Real property normally increases in value over time due to market conditions based on factors such as a finite amount of land, inflation, and regional real estate development. However, the value of real property can nevertheless decrease due to adverse market conditions as well as losses in connection with the real property that are perceived to be adverse to the overall desirability of the real property. Particularly with regard to adverse market conditions, and as is set forth in U.S. Pat. Pub. No. 2004/0260578, there are a variety of political, social and economic events that can cause fluctuations resulting in suppressed real estate values lasting for varying periods of time. Some fluctuations can be caused by an industry wide recession such as experienced in the oil and gas sectors in the 1980s, or the downturn in certain high technology sectors at the beginning of the twenty-first century. Global economic shifts, such as the increased production of high quality low cost steel in the Pacific Rim can cause economic displacement in regions with economies fueled by steel production. Sometimes, such downturns can be permanent.
An owner of real property ought not to be concerned with a loss in the market value of the real property for whatever reason, unless of course such loss impinges financially on the owner, such as for example if the owner wishes to sell the property or pledge the property as collateral, which of course is a rather large exception. Nevertheless, in many cases, if such an owner can wait, the market value lost is regained. Sometimes, however, the loss of market value is permanent, such as for example if not caused by overall market conditions, or the loss of market value does indeed impinge financially on the owner because the owner desires to sell or pledge the real property.
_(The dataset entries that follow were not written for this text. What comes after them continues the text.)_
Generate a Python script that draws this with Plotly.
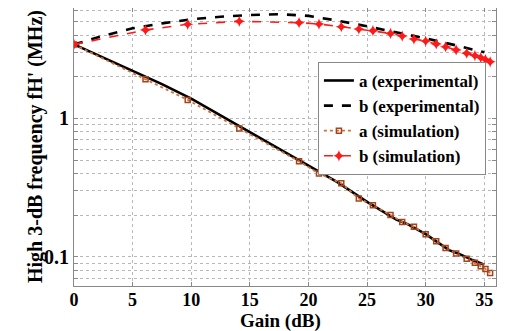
import plotly.graph_objects as go

# Experimental curves
x_exp = [0, 2.5, 5, 7.5, 10, 12.5, 15, 17.5, 20, 22.5, 25, 26.5, 27.5, 28.5, 30, 31, 32, 33, 34, 35]
a_exp = [3.42, 2.75, 2.22, 1.77, 1.39, 1.05, 0.80, 0.60, 0.455, 0.345, 0.25, 0.21, 0.186, 0.172, 0.146, 0.128, 0.112, 0.104, 0.095, 0.088]
xb_exp = [0, 2.5, 5, 7.5, 10, 12.5, 15, 17.5, 20, 22.5, 25, 27.5, 30, 32.5, 35]
b_exp = [3.42, 3.95, 4.47, 4.85, 5.19, 5.42, 5.58, 5.65, 5.5, 5.08, 4.62, 4.2, 3.78, 3.38, 3.0]

# Simulation curves
x_sim = [0, 6.1, 9.7, 14.1, 19.2, 20.9, 22.8, 24.3, 25.5, 27.0, 28.0, 29.0, 30.0, 30.9, 31.7, 32.6, 33.5, 34.2, 34.7, 35.1, 35.5]
a_sim = [3.42, 1.92, 1.36, 0.847, 0.49, 0.40, 0.34, 0.264, 0.236, 0.201, 0.179, 0.165, 0.146, 0.13, 0.116, 0.106, 0.097, 0.091, 0.0857, 0.0819, 0.0766]
b_sim = [3.42, 4.35, 4.78, 5.02, 4.91, 4.80, 4.59, 4.42, 4.30, 4.11, 3.93, 3.74, 3.62, 3.45, 3.29, 3.12, 2.96, 2.84, 2.75, 2.66, 2.56]

y_tickvals = [0.07, 0.08, 0.09, 0.1, 0.2, 0.3, 0.4, 0.5, 0.6, 0.7, 0.8, 0.9, 1, 2, 3, 4, 5, 6]
y_ticktext = ["", "", "", "0.1", "", "", "", "", "", "", "", "", "1", "", "", "", "", "6"]
x_tickvals = [0, 5, 10, 15, 20, 25, 30, 35]

FONT = "Liberation Serif"

fig = go.Figure()
fig.add_trace(go.Scatter(x=x_exp, y=a_exp, mode="lines", name="a (experimental)",
                         line=dict(color="black", width=2.6)))
fig.add_trace(go.Scatter(x=xb_exp, y=b_exp, mode="lines", name="b (experimental)",
                         line=dict(color="black", width=2.6, dash="dash")))
fig.add_trace(go.Scatter(x=x_sim, y=a_sim, mode="lines+markers", name="a (simulation)",
                         line=dict(color="#d0703a", width=1.8, dash="dot"),
                         marker=dict(symbol="square-open", size=5, color="#a5441a",
                                     line=dict(width=1.5, color="#a5441a"))))
fig.add_trace(go.Scatter(x=x_sim, y=b_sim, mode="lines+markers", name="b (simulation)",
                         line=dict(color="#ff1a1a", width=1.6, dash="dash"),
                         marker=dict(symbol="star-diamond", size=8, color="#ff1a1a")))

fig.update_layout(
    width=506, height=331,
    margin=dict(l=66, r=18, t=0, b=53),
    paper_bgcolor="white", plot_bgcolor="white",
    font=dict(family=FONT, size=20, color="black"),
    showlegend=True,
    legend=dict(x=0.578, y=0.806, xanchor="left", yanchor="top",
                bgcolor="white", bordercolor="#888888", borderwidth=1,
                font=dict(family=FONT, size=17, color="black", weight="bold"),
                tracegroupgap=0, itemwidth=30),
    annotations=[
        dict(text="<b>High 3-dB frequency fH' (MHz)</b>", textangle=-90,
             xref="paper", yref="paper", x=0, y=0.5, xshift=-39,
             xanchor="center", yanchor="middle", showarrow=False,
             font=dict(family=FONT, size=20, color="black")),
        dict(text="<b>Gain (dB)</b>",
             xref="paper", yref="paper", x=0.49, y=0, yshift=-35,
             xanchor="center", yanchor="middle", showarrow=False,
             font=dict(family=FONT, size=19, color="black")),
    ],
)
fig.update_xaxes(
    range=[0, 36], tickvals=x_tickvals, ticks="inside", ticklen=4, tickcolor="#888888",
    tickfont=dict(family=FONT, size=18, color="black", weight="bold"), ticklabelstandoff=-3,
    showline=True, linecolor="#888888", linewidth=1, mirror="ticks",
    showgrid=True, gridcolor="#b8b8b8", griddash="dot", gridwidth=1,
    zeroline=False,
)
fig.update_yaxes(
    type="log", range=[-1.2095, 0.797],
    tickvals=y_tickvals, ticktext=y_ticktext, ticks="inside", ticklen=4, tickcolor="#888888",
    tickfont=dict(family=FONT, size=20, color="black", weight="bold"),
    showline=True, linecolor="#888888", linewidth=1, mirror="ticks",
    showgrid=True, gridcolor="#b8b8b8", griddash="dot", gridwidth=1,
    zeroline=False,
)

fig.write_html("out.html")
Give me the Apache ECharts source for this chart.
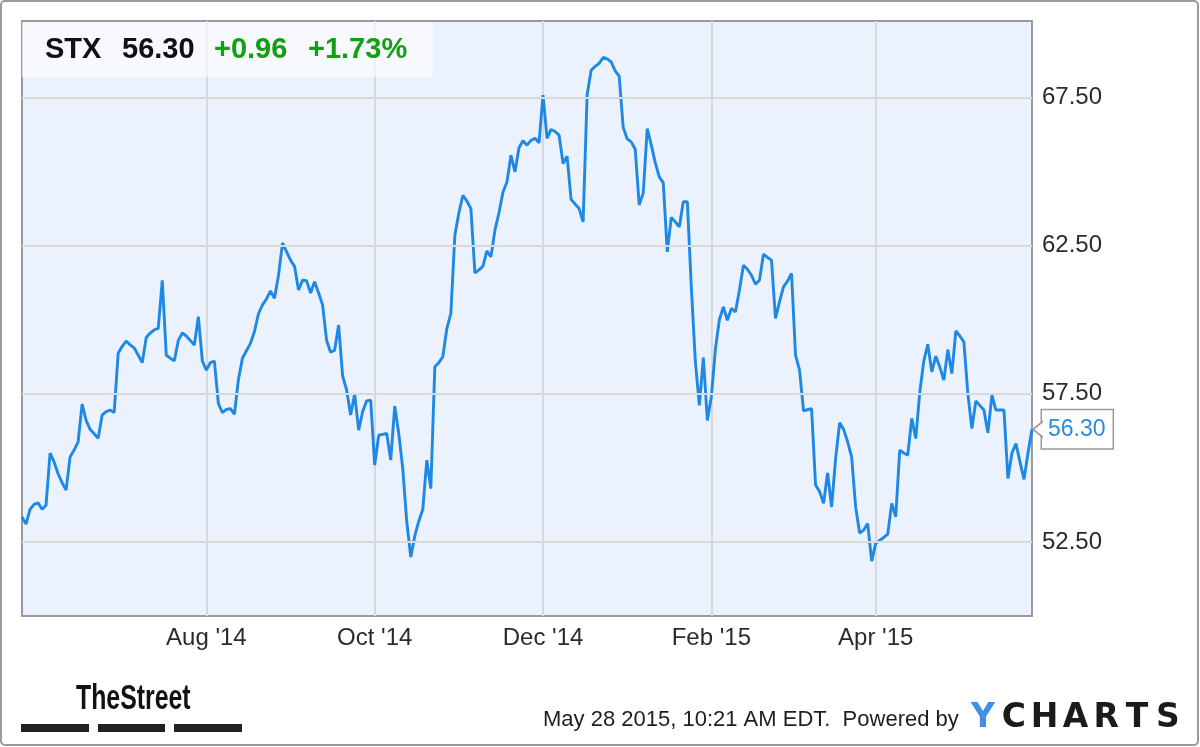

In a particularly unwanted scenario, the owner is forced to sell the real property at a loss for whatever reason, and the sale value exceeds debt such as a mortgage that must be repaid at such sale, in which case the owner may be required to contribute additional capital at the sale to repay the debt.
Accordingly, a need exists for an insurance policy that covers at least some losses to real estate market value associated with a piece of real property.